• **Written exercise**
Please quote exactly the lines below from the line containing "Convert this chart to Apache ECharts code." to the line containing "const markerData = values.map((v, i)", both lines included, and nothing else.

• **Dataset excerpts**

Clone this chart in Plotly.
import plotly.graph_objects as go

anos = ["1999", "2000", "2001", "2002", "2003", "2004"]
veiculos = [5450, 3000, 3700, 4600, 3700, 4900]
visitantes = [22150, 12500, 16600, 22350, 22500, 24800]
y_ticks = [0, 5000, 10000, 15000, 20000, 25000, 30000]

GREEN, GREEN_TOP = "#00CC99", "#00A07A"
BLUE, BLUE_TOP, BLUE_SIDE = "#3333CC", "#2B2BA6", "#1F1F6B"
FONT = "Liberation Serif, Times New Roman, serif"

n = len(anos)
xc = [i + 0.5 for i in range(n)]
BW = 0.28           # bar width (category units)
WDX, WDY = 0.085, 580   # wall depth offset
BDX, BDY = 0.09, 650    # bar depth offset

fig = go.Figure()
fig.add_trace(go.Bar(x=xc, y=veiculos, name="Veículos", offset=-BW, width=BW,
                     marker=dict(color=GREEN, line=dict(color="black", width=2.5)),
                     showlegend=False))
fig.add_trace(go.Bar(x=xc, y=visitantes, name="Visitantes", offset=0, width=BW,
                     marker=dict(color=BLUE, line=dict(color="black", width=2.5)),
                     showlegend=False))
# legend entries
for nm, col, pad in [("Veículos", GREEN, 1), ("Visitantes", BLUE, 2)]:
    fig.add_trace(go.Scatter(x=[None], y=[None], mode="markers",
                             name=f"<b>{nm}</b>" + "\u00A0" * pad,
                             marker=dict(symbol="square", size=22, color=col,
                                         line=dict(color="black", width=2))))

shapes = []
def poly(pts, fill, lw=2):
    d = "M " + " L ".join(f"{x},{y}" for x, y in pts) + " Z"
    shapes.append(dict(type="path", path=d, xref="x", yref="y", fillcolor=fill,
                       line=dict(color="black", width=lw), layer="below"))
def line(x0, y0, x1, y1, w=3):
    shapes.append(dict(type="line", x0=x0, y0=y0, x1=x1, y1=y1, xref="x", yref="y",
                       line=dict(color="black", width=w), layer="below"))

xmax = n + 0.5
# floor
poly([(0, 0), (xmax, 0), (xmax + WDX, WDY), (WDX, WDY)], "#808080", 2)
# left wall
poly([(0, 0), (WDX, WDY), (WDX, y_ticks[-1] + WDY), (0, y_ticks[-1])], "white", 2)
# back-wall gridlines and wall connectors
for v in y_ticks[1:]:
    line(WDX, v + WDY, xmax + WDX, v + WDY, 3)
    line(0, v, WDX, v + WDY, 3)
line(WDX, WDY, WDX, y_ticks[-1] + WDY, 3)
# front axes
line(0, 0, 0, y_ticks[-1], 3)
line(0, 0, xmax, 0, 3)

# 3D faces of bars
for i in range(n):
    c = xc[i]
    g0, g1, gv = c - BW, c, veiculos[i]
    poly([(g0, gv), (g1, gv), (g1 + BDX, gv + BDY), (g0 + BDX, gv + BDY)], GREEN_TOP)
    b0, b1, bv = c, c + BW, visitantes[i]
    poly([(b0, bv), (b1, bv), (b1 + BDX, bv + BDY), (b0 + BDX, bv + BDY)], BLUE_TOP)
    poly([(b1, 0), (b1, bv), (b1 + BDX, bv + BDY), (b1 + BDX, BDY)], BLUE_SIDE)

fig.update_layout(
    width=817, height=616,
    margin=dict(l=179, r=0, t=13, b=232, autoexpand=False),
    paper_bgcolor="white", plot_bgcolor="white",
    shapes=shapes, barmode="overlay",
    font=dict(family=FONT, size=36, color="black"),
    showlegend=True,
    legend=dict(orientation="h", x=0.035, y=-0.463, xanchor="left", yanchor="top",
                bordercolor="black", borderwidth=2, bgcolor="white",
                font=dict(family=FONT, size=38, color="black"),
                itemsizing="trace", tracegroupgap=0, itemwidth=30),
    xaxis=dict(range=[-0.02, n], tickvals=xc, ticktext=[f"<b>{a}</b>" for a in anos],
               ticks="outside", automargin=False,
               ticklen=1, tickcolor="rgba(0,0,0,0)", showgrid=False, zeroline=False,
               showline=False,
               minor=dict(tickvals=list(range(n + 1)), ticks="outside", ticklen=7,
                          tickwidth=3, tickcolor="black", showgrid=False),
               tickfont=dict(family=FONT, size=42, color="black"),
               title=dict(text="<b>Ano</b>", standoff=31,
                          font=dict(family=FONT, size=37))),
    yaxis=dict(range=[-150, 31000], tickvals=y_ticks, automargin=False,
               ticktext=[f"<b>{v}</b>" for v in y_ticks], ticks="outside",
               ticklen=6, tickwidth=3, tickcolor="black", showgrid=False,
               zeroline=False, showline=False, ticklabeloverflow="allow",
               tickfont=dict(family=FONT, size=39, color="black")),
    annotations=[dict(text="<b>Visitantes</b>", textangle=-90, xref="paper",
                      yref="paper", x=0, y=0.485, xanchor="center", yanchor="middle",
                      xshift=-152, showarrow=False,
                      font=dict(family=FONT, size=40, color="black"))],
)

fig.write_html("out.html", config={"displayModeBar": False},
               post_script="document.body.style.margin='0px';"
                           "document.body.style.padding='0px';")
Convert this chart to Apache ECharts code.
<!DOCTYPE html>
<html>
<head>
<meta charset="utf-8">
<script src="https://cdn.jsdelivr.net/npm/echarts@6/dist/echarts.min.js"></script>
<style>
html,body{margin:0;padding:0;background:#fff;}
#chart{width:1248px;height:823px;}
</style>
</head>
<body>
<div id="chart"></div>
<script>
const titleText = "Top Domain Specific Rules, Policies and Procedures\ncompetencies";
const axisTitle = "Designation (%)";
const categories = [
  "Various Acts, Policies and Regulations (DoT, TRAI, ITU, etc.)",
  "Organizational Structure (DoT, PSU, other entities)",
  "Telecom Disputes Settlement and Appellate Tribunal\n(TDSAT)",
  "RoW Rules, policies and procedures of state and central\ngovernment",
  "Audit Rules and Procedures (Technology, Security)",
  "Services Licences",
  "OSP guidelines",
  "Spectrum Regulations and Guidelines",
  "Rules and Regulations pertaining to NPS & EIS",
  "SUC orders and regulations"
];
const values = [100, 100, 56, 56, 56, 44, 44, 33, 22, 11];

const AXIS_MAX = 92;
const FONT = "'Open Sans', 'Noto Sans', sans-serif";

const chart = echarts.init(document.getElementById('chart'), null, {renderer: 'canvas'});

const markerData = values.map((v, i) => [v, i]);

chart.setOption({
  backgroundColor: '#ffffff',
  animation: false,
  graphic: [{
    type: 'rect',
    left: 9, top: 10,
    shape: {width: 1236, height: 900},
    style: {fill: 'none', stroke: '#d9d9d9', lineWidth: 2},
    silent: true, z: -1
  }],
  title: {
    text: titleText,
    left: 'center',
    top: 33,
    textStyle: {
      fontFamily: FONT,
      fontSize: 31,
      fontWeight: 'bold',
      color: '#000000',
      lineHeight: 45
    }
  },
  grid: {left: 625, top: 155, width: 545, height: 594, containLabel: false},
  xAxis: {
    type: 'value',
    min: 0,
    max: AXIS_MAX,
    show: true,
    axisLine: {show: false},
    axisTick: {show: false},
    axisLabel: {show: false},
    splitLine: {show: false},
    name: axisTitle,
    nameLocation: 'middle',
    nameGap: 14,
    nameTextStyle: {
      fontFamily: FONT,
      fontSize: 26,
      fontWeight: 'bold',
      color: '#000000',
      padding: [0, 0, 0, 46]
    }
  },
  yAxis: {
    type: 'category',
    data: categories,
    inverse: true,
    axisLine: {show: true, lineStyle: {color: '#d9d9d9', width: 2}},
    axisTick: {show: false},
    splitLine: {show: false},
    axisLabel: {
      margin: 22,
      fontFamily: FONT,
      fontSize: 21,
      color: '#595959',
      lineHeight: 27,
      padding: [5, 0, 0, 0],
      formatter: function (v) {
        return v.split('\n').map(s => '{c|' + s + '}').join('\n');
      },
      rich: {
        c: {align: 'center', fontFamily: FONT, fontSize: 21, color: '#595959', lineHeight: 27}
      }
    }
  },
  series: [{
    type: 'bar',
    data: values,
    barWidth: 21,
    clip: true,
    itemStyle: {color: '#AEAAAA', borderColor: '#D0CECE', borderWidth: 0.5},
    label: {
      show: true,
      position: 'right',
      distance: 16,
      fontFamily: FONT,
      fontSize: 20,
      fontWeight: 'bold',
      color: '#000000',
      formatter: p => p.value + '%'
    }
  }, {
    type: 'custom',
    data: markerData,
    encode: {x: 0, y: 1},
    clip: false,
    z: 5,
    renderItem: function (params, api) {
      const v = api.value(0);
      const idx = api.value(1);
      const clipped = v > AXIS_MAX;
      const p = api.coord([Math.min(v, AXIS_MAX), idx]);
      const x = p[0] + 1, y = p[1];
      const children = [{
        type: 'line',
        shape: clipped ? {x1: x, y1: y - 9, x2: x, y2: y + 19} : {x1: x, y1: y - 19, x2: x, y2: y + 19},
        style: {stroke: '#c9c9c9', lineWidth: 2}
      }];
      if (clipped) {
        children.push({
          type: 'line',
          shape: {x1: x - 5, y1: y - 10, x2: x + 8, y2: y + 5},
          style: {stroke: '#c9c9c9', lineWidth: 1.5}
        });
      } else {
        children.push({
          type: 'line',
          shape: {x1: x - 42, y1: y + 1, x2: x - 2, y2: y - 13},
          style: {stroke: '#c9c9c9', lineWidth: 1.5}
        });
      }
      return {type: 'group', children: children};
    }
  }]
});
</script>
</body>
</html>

• **Output for this exercise**
Convert this chart to Apache ECharts code.
<!DOCTYPE html>
<html>
<head>
<meta charset="utf-8">
<script src="https://cdn.jsdelivr.net/npm/echarts@6/dist/echarts.min.js"></script>
<style>
html,body{margin:0;padding:0;background:#fff;}
#chart{width:1248px;height:823px;}
</style>
</head>
<body>
<div id="chart"></div>
<script>
const titleText = "Top Domain Specific Rules, Policies and Procedures\ncompetencies";
const axisTitle = "Designation (%)";
const categories = [
  "Various Acts, Policies and Regulations (DoT, TRAI, ITU, etc.)",
  "Organizational Structure (DoT, PSU, other entities)",
  "Telecom Disputes Settlement and Appellate Tribunal\n(TDSAT)",
  "RoW Rules, policies and procedures of state and central\ngovernment",
  "Audit Rules and Procedures (Technology, Security)",
  "Services Licences",
  "OSP guidelines",
  "Spectrum Regulations and Guidelines",
  "Rules and Regulations pertaining to NPS & EIS",
  "SUC orders and regulations"
];
const values = [100, 100, 56, 56, 56, 44, 44, 33, 22, 11];

const AXIS_MAX = 92;
const FONT = "'Open Sans', 'Noto Sans', sans-serif";

const chart = echarts.init(document.getElementById('chart'), null, {renderer: 'canvas'});

const markerData = values.map((v, i) => [v, i]);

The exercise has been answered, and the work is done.